Editorial

Un sacré bonhomme

Le problème de la télé est simple. Quand elle s’intéresse à nous, on s’intéresse à elle. Aucune télé au monde ne peut concurrencer la télé marocaine quand elle parle de nos affaires, les vraies, les nôtres, avec sérieux, professionnalisme, et justesse. Le tsunami des chaînes satellitaires ne pourra jamais rien contre cette réalité basique. Alors, pas de crainte pour l’avenir, qu’il soit libéral, mondialisé ou globalisé. Le sésame, c’est la proximité, et, en matière de télé, c’est plus qu’un sésame de l’audience, c’est une véritable baguette magique.
Au hasard d’un zapping sur plus de mille chaînes que me permet mon offre illégale made in Joutia, je tombe raide  sur la TVM. Mustapha Alaoui officie. Cette fois-ci, il ne brode pas à l’infini sur un cortège royal à coup de rhétorique éculée et médiévale –même ce genre télévisuel peut être rénové et modernisé –  mais il fait salon. En général, il le fait bien quand il ne se compromet pas avec un invité dont la présence est uniquement justifiée par la paresse intellectuelle ou une affectueuse attention. Mais, cette fois-ci, la pioche était bonne. Voire excellente.

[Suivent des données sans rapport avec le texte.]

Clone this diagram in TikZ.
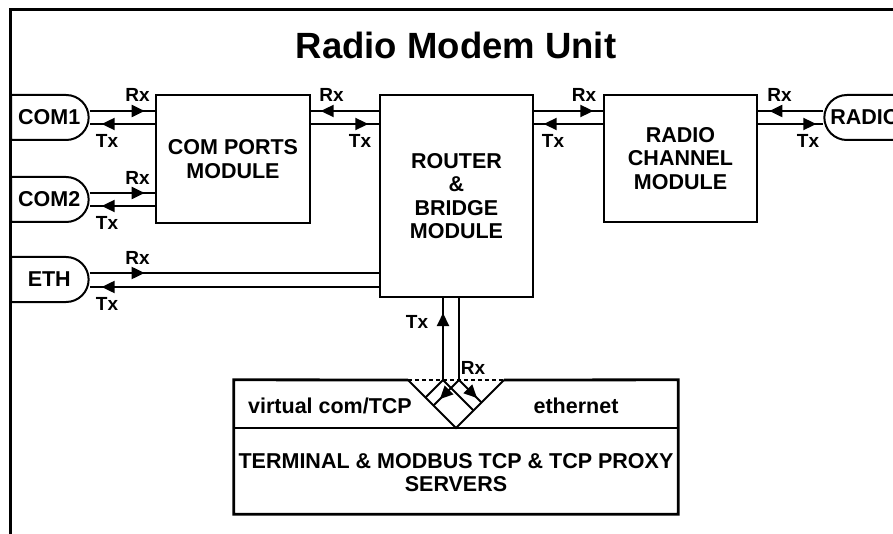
\documentclass[tikz,border=0pt]{standalone}
\usepackage{fontspec}
\setmainfont{Liberation Sans}
\usetikzlibrary{shapes.misc,arrows.meta,decorations.markings}

\newcommand\mdlfont{\fontsize{21.5}{23.5}\selectfont\bfseries}
\newcommand\rxfont{\fontsize{19}{19}\selectfont\bfseries}

\tikzset{
  unitframe/.style={line width=3pt},
  module/.style={draw,line width=2.6pt,inner sep=0pt,align=center,font=\mdlfont},
  port/.style={draw,line width=2pt,rounded rectangle,inner sep=0pt,
    minimum height=45pt,minimum width=77.5pt,font=\mdlfont},
  link/.style={line width=2pt},
  sig/.style={font=\rxfont,inner sep=0pt},
  tipat/.style={postaction={decorate,decoration={markings,
    mark=at position #1 with {\arrow{Triangle[length=13pt,width=12pt]}}}}}
}

\begin{document}
\begin{tikzpicture}[x=1pt,y=-1pt]
  \useasboundingbox (0,0) rectangle (893,534);
  % Frame and title
  \draw[unitframe] (10.5,9.5) rectangle (920,560);
  \node[font=\fontsize{36.5}{36.5}\selectfont\bfseries] (title) at (456,45) {Radio Modem Unit};
  % Modules
  \node[module,minimum width=154pt,minimum height=128pt] (comports) at (233,159) {COM PORTS\\MODULE};
  \node[module,minimum width=153pt,minimum height=202pt] (router) at (456.5,196) {ROUTER\\\&\\BRIDGE\\MODULE};
  \node[module,minimum width=153pt,minimum height=127pt] (radioch) at (680.5,158.5) {RADIO\\CHANNEL\\MODULE};
  % Ports
  \node[port,rounded rectangle west arc=none] (com1) at (49.25,117.5) {COM1};
  \node[port,rounded rectangle west arc=none] (com2) at (49.25,199.5) {COM2};
  \node[port,rounded rectangle west arc=none] (eth) at (49.25,279.5) {ETH};
  \node[port,rounded rectangle east arc=none,minimum width=80pt] (radio) at (865,117.5) {RADIO};
  % Links
  \foreach \p in {com1,com2} {
    \path ([yshift=6.5pt]\p.east) coordinate (\p-rx) ([yshift=-6.5pt]\p.east) coordinate (\p-tx);
    \draw[link,tipat=55pt] (\p-rx) -- (\p-rx -| comports.west);
    \draw[link,tipat=-12pt] (\p-tx -| comports.west) -- (\p-tx);
  }
  \path ([yshift=6.5pt]eth.east) coordinate (eth-rx) ([yshift=-7.5pt]eth.east) coordinate (eth-tx);
  \draw[link,tipat=55pt] (eth-rx) -- (eth-rx -| router.west);
  \draw[link,tipat=-12pt] (eth-tx -| router.west) -- (eth-tx);
  \draw[link,tipat=58pt] (com1-rx -| router.west) -- (com1-rx -| comports.east);
  \draw[link,tipat=57pt] (com1-tx -| comports.east) -- (com1-tx -| router.west);
  \draw[link,tipat=59pt] (com1-rx -| router.east) -- (com1-rx -| radioch.west);
  \draw[link,tipat=59pt] (com1-tx -| radioch.west) -- (com1-tx -| router.east);
  \draw[link,tipat=54pt] (com1-rx -| radio.west) -- (com1-rx -| radioch.east);
  \draw[link,tipat=58pt] (com1-tx -| radioch.east) -- (com1-tx -| radio.west);
  % Servers
  \node[minimum width=444pt,minimum height=134pt,inner sep=0pt] (server) at (456,447) {};
  \coordinate (vl) at (408,380);
  \coordinate (vb) at (456,428);
  \coordinate (vr) at (504,380);
  \coordinate (tx) at (443,380);
  \coordinate (rx) at (459,380);
  \draw[line width=2.8pt] (vl) -- (server.north west) -- (server.south west)
    -- (server.south east) -- (server.north east) -- (vr);
  \draw[link,dash pattern=on 4pt off 3pt] (vl) -- (vr);
  \draw[link] (server.west |- vb) -- (server.east |- vb);
  \draw[link] (vl) -- (vb) -- (vr);
  \draw[link,tipat=67pt] (tx) -- (tx |- router.south);
  \draw[link] (rx) -- (rx |- router.south);
  \draw[link] (tx) -- (425.5,397.5);
  \draw[link,tipat=27pt] (rx) -- (433.5,405.5);
  \draw[link] (tx) -- (473.5,410.5);
  \draw[link,tipat=25.5pt] (rx) -- (481.5,402.5);
  \node[font=\mdlfont] (vcom) at (330,405.5) {virtual com/TCP};
  \node[font=\mdlfont] (ethn) at (576,405.5) {ethernet};
  \node[font=\mdlfont,align=center] (srv) at (456,472.5) {TERMINAL \& MODBUS TCP \& TCP PROXY\\SERVERS};
  % Labels
  \node[sig] (rx1) at (137.5,95) {Rx};
  \node[sig] (tx1) at (107,141) {Tx};
  \node[sig] (rx2) at (137.5,178) {Rx};
  \node[sig] (tx2) at (107,223) {Tx};
  \node[sig] (rx3) at (137.5,258) {Rx};
  \node[sig] (tx3) at (107,304) {Tx};
  \node[sig] (rx4) at (331.5,95) {Rx};
  \node[sig] (tx4) at (360,141) {Tx};
  \node[sig] (rx5) at (584,95) {Rx};
  \node[sig] (tx5) at (553,141) {Tx};
  \node[sig] (rx6) at (779.5,95) {Rx};
  \node[sig] (tx6) at (808,141) {Tx};
  \node[sig] (tx7) at (417,322) {Tx};
  \node[sig] (rx7) at (473,368) {Rx};
\end{tikzpicture}
\end{document}
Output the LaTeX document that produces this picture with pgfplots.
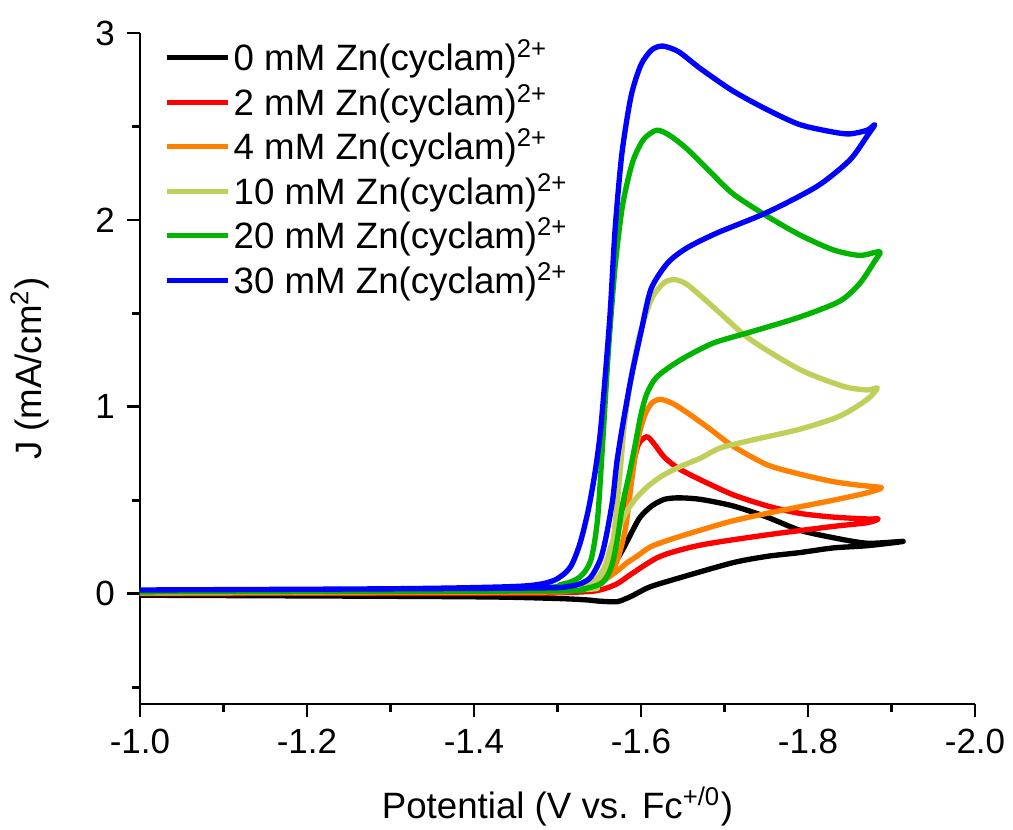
\documentclass[border=0pt]{standalone}
\usepackage{pgfplots}
\pgfplotsset{compat=1.18}
\usepackage{fontspec}
\setmainfont{Liberation Sans}
\definecolor{cOrange}{RGB}{255,128,0}
\definecolor{cOlive}{RGB}{192,206,90}
\definecolor{cGreen}{RGB}{0,180,0}
\definecolor{cBlue}{RGB}{0,0,255}
\definecolor{cRed}{RGB}{255,0,0}
\begin{document}
\begin{tikzpicture}
\begin{axis}[
  scale only axis,
  width=250.5pt, height=201.3pt,
  x dir=reverse,
  xmin=-2.0, xmax=-1.0,
  ymin=-0.59, ymax=3,
  axis x line*=bottom,
  axis y line*=left,
  axis line style={line width=0.8pt,-},
  xtick={-2.0,-1.8,-1.6,-1.4,-1.2,-1.0},
  minor xtick={-1.9,-1.7,-1.5,-1.3,-1.1},
  ytick={0,1,2,3},
  minor ytick={-0.5,0.5,1.5,2.5},
  tick align=outside,
  major tick length=4pt,
  minor tick length=2.4pt,
  tick style={line width=0.8pt,black},
  xticklabel style={/pgf/number format/.cd,fixed,fixed zerofill,precision=1,assume math mode=true},
  yticklabel style={/pgf/number format/.cd,assume math mode=true},
  ticklabel style={font=\fontsize{10.5}{12}\selectfont},
  xlabel={Potential (V vs. Fc\textsuperscript{+/0})},
  ylabel={J (mA/cm\textsuperscript{2})},
  label style={font=\fontsize{11}{13}\selectfont},
  xlabel style={yshift=-3pt},
  ylabel style={yshift=7pt},
  legend style={at={(0.028,0.995)},anchor=north west,draw=none,fill=none,
    font=\fontsize{11}{13}\selectfont,row sep=0.9pt,inner sep=0pt,
    nodes={inner sep=0.8pt}},
  legend cell align=left,
  legend image code/.code={\draw[#1] (0cm,0cm) -- (0.65cm,0cm);},
  every axis plot/.append style={line width=1.6pt,line join=round,smooth,tension=0.45},
  clip=false,
]
\coordinate (O) at (rel axis cs:0,0);
% 0 mM
\addplot[black] coordinates {
(-1.0,-0.008) (-1.311,-0.014) (-1.431,-0.018) (-1.503,-0.026) (-1.535,-0.033) (-1.551,-0.040) (-1.571,-0.043) (-1.580,-0.03) (-1.590,-0.01)
(-1.611,0.037) (-1.650,0.09) (-1.710,0.166) (-1.751,0.20) (-1.790,0.22) (-1.830,0.245) (-1.871,0.257) (-1.914,0.28)
(-1.871,0.27) (-1.830,0.30) (-1.790,0.34) (-1.751,0.41) (-1.710,0.47) (-1.671,0.505) (-1.645,0.513) (-1.628,0.505) (-1.613,0.47)
(-1.599,0.41) (-1.589,0.33) (-1.578,0.235) (-1.563,0.13) (-1.545,0.07) (-1.520,0.04) (-1.491,0.025) (-1.455,0.02) (-1.0,0.012)
};
\addlegendentry{0 mM Zn(cyclam)\textsuperscript{2+}}
% 2 mM
\addplot[cRed] coordinates {
(-1.0,0.004) (-1.455,0.018) (-1.511,0.03) (-1.542,0.05) (-1.556,0.10) (-1.567,0.22) (-1.575,0.40) (-1.583,0.55) (-1.590,0.68)
(-1.597,0.80) (-1.607,0.84) (-1.616,0.80) (-1.628,0.73) (-1.645,0.67) (-1.671,0.61) (-1.710,0.53) (-1.751,0.47) (-1.790,0.43)
(-1.830,0.41) (-1.871,0.40) (-1.884,0.40)
(-1.871,0.38) (-1.830,0.36) (-1.751,0.315) (-1.671,0.26) (-1.623,0.20) (-1.590,0.11) (-1.570,0.05) (-1.545,0.015) (-1.50,0.005) (-1.455,0.003) (-1.0,0.0)
};
\addlegendentry{2 mM Zn(cyclam)\textsuperscript{2+}}
% 4 mM
\addplot[cOrange] coordinates {
(-1.0,0.006) (-1.455,0.02) (-1.530,0.04) (-1.551,0.07) (-1.569,0.15) (-1.581,0.34) (-1.589,0.61) (-1.596,0.82) (-1.605,0.96)
(-1.613,1.02) (-1.623,1.04) (-1.637,1.02) (-1.655,0.97) (-1.683,0.88) (-1.710,0.79) (-1.751,0.69) (-1.790,0.64)
(-1.830,0.60) (-1.862,0.58) (-1.888,0.567)
(-1.871,0.54) (-1.830,0.50) (-1.790,0.465) (-1.751,0.43) (-1.710,0.39) (-1.671,0.34) (-1.635,0.29) (-1.611,0.25)
(-1.595,0.20) (-1.583,0.165) (-1.571,0.12) (-1.547,0.05) (-1.515,0.015) (-1.455,0.008) (-1.0,0.004)
};
\addlegendentry{4 mM Zn(cyclam)\textsuperscript{2+}}
% 10 mM
\addplot[cOlive] coordinates {
(-1.0,0.01) (-1.455,0.02) (-1.523,0.04) (-1.545,0.07) (-1.558,0.14) (-1.567,0.30) (-1.574,0.60) (-1.580,0.90)
(-1.588,1.15) (-1.598,1.38) (-1.613,1.58) (-1.628,1.665) (-1.641,1.68) (-1.655,1.655) (-1.675,1.58) (-1.695,1.50) (-1.731,1.36) (-1.790,1.20)
(-1.842,1.11) (-1.871,1.09) (-1.883,1.10)
(-1.871,1.04) (-1.838,0.95) (-1.790,0.88) (-1.731,0.82) (-1.695,0.78) (-1.671,0.725) (-1.647,0.68) (-1.625,0.63) (-1.607,0.57) (-1.594,0.51)
(-1.583,0.44) (-1.566,0.28) (-1.556,0.14) (-1.540,0.05) (-1.510,0.02) (-1.0,0.005)
};
\addlegendentry{10 mM Zn(cyclam)\textsuperscript{2+}}
% 20 mM
\addplot[cGreen] coordinates {
(-1.0,0.012) (-1.455,0.03) (-1.505,0.05) (-1.527,0.09) (-1.540,0.18) (-1.548,0.40) (-1.554,0.80) (-1.561,1.30) (-1.569,1.75) (-1.578,2.08)
(-1.590,2.31) (-1.603,2.43) (-1.619,2.48) (-1.635,2.45) (-1.655,2.38) (-1.680,2.27) (-1.710,2.14) (-1.751,2.02)
(-1.790,1.92) (-1.830,1.84) (-1.862,1.81) (-1.886,1.83)
(-1.880,1.78) (-1.862,1.66) (-1.838,1.565) (-1.790,1.48) (-1.731,1.40) (-1.686,1.34) (-1.647,1.25) (-1.619,1.16)
(-1.607,1.07) (-1.600,0.96) (-1.594,0.82) (-1.586,0.64) (-1.578,0.48) (-1.572,0.30) (-1.565,0.15) (-1.554,0.06) (-1.530,0.025) (-1.490,0.015) (-1.0,0.01)
};
\addlegendentry{20 mM Zn(cyclam)\textsuperscript{2+}}
% 30 mM
\addplot[cBlue] coordinates {
(-1.0,0.02) (-1.311,0.027) (-1.455,0.04) (-1.495,0.07) (-1.515,0.14) (-1.527,0.27) (-1.537,0.45) (-1.545,0.65)
(-1.551,0.85) (-1.556,1.10) (-1.563,1.50) (-1.569,1.95) (-1.577,2.35) (-1.588,2.66) (-1.600,2.83) (-1.613,2.91) (-1.626,2.93) (-1.645,2.90) (-1.671,2.81)
(-1.710,2.69) (-1.751,2.59) (-1.790,2.51) (-1.830,2.47) (-1.850,2.46) (-1.871,2.48) (-1.880,2.51)
(-1.871,2.45) (-1.850,2.32) (-1.811,2.18) (-1.751,2.04) (-1.691,1.93) (-1.655,1.85) (-1.632,1.77) (-1.612,1.63)
(-1.600,1.40) (-1.588,1.15) (-1.578,0.90) (-1.571,0.70) (-1.566,0.50) (-1.558,0.30) (-1.551,0.18) (-1.538,0.08) (-1.515,0.04) (-1.455,0.03) (-1.0,0.02)
};
\addlegendentry{30 mM Zn(cyclam)\textsuperscript{2+}}
\end{axis}
\pgfresetboundingbox
\path[use as bounding box] ([shift={(-42pt,-37.5pt)}]O) rectangle ([shift={(261.9pt,211.2pt)}]O);
\end{tikzpicture}
\end{document}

A l’écran, un inconnu du plus grand nombre, dont moi-même. Un homme massif, sans être lourd. Éloquent, sans démagogie apparente. Et sincère, sans que cela ne soit, manifestement, une technique de communication. Ce monsieur se présente comme le président de l’Union des écrivains du Maroc. Une appellation de prime abord assez stalinienne et dont l’organisation, selon ma connaissance ressemble à celle d’un parti politique africain quand celui-ci choisit le communisme comme moteur de l’histoire. On sait tous que le communisme n’a jamais pu, réellement, s’acclimater dans notre continent, probablement pour des raisons de température. Mais, passons…
L’homme, Abdelhamid Akkar, fait des phrases avec des mots. Ces phrases donnent rapidement naissance à des idées. On sent vite que ces idées sont soutenues par des convictions. Le tout devient un discours audible et tonique, qui produit des valeurs. Le tout peut se discuter, mais la construction étant assez solide, comme le bonhomme lui-même, ne permet la contradiction qu’à un interlocuteur qualifié intellectuellement et moralement. Et c’est assez rare par les temps qui courent.  
Abdelhamid Akkar -lire dans ce même numéro d’ALM l’excellent papier que lui consacre le non moins excellent Ali Tizilkad –  affiche ses principes. Il les énonce. Il les présente. Il les justifie. Et finalement, les rend recevables par le spectateur «hasardeux» comme moi. Le maître de cérémonie jouit. On voit que Mustapha Alaoui est entré en grâce, grâce, justement, à ce sourire discret et jubilatoire, qu’il a au coin des lèvres qu’il doit certainement arborer quand le plaisir est plus charnel.
Que se passe-t-il ? On se met, tout à coup, à faire de la télévision sans prévenir personne? Bizarre, comme sentiment. Différence, pluralisme, responsabilité, débat, souci des autres, création, créativité, identité… Abdelhamid Akkar émaille ses propos de ces mots qui sont, en fait, dans son esprit, des concepts et nous tricote le portrait-robot d’un intellectuel marocain avec lequel on a vraiment envie de dîner un soir.  Aucun risque d’intoxication ne peut être couru, car ni le misérabilisme, ni la gravité inutile, ni le nihilisme sournois, ni la fatuité mondaine ne seront au menu.  Un bon repas, en quelque sorte.
À la fin de l’émission, je me suis couché sans attendre. A quoi cela m’aurait-il servi de zapper encore et encore ?  Les cours de maths en italien, la millième redif de Cousteau, le talk-show albanais, l’inépuisable documentaire sur les reptiles, la sitcom polonaise, le docu-réalité portugais sur les morues, les litanies d’un frère musulman déguisé en diable, les clips siliconés de Rotana…ça suffit. J’en ai eu ma dose. Et demain, que nous présenteront-ils à la télé ? Je n’en sais rien, demain est un autre jour.